EXERCISE
Restate word for word the lines that begin the listing and end with the line holding "from matplotlib.ticker import".

SUPPLIED DATA
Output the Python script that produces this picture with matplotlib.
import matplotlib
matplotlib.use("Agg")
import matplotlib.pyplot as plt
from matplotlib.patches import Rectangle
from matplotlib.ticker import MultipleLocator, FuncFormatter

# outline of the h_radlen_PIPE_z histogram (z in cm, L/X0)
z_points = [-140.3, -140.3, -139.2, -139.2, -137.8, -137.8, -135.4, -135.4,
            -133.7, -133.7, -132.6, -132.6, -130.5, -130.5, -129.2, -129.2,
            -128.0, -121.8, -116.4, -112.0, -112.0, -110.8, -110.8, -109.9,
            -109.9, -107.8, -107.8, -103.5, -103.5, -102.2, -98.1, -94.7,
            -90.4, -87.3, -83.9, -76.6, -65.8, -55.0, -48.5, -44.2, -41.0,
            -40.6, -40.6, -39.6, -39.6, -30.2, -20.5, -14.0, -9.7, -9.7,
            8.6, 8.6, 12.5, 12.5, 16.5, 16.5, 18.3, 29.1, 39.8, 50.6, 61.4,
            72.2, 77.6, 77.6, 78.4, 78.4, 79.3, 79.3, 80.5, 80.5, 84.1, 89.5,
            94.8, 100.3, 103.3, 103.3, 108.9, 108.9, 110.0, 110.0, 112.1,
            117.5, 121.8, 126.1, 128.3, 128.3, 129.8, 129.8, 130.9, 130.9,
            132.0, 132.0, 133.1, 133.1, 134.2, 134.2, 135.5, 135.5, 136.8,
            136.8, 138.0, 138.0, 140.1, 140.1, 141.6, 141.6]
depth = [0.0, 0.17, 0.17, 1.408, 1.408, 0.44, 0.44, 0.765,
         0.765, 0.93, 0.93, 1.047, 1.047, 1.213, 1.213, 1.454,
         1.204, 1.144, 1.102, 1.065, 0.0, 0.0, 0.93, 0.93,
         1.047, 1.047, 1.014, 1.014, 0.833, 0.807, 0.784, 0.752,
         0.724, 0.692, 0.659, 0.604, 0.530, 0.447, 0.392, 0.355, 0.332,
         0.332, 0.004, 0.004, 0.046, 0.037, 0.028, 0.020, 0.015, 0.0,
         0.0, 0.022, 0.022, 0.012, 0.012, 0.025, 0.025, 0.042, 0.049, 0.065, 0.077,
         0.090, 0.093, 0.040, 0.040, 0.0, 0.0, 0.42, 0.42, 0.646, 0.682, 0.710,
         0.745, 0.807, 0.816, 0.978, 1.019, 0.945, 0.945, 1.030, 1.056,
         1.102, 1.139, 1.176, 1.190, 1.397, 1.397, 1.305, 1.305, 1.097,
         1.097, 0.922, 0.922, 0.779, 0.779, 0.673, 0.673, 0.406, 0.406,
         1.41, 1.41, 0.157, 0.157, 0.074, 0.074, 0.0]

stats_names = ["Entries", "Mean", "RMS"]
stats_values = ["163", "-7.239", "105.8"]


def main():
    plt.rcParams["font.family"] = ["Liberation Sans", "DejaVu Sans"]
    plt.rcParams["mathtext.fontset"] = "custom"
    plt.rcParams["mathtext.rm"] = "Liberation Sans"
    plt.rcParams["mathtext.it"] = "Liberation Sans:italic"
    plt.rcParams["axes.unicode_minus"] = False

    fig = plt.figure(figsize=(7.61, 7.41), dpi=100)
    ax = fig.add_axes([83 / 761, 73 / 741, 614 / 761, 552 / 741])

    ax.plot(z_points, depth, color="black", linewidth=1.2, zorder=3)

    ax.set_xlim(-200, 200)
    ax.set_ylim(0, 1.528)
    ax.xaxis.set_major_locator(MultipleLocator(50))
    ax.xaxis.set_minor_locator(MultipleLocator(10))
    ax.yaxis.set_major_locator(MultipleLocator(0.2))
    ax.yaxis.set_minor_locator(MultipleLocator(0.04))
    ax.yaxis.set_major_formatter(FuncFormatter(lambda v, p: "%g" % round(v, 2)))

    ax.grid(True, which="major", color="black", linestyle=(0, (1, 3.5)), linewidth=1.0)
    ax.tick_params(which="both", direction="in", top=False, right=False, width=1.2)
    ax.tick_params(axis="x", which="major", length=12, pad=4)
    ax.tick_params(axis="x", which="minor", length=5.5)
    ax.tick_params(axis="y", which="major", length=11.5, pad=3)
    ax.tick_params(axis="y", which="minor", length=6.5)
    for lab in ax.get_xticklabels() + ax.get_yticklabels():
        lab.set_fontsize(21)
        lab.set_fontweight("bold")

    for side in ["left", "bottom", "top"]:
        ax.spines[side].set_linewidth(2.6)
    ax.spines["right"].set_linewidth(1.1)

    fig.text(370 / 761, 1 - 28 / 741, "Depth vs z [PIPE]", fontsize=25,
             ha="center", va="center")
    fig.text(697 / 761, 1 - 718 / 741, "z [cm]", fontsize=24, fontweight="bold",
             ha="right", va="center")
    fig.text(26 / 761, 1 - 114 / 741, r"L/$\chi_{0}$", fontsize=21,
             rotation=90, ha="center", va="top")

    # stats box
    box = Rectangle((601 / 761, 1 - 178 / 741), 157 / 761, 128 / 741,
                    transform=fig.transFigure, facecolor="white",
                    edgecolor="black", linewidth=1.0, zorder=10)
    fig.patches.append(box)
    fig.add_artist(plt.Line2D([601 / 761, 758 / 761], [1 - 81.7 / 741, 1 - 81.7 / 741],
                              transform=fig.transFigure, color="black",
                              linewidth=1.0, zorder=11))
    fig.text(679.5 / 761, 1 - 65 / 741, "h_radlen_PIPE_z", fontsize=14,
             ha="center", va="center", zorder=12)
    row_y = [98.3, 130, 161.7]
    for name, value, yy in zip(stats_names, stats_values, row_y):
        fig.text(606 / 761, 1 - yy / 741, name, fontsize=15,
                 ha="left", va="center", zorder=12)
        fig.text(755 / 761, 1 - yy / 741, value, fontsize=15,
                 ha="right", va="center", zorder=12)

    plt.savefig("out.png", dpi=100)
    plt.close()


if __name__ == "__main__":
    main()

RESULT OF THIS TASK
Output the Python script that produces this picture with matplotlib.
import matplotlib
matplotlib.use("Agg")
import matplotlib.pyplot as plt
from matplotlib.patches import Rectangle
from matplotlib.ticker import MultipleLocator, FuncFormatter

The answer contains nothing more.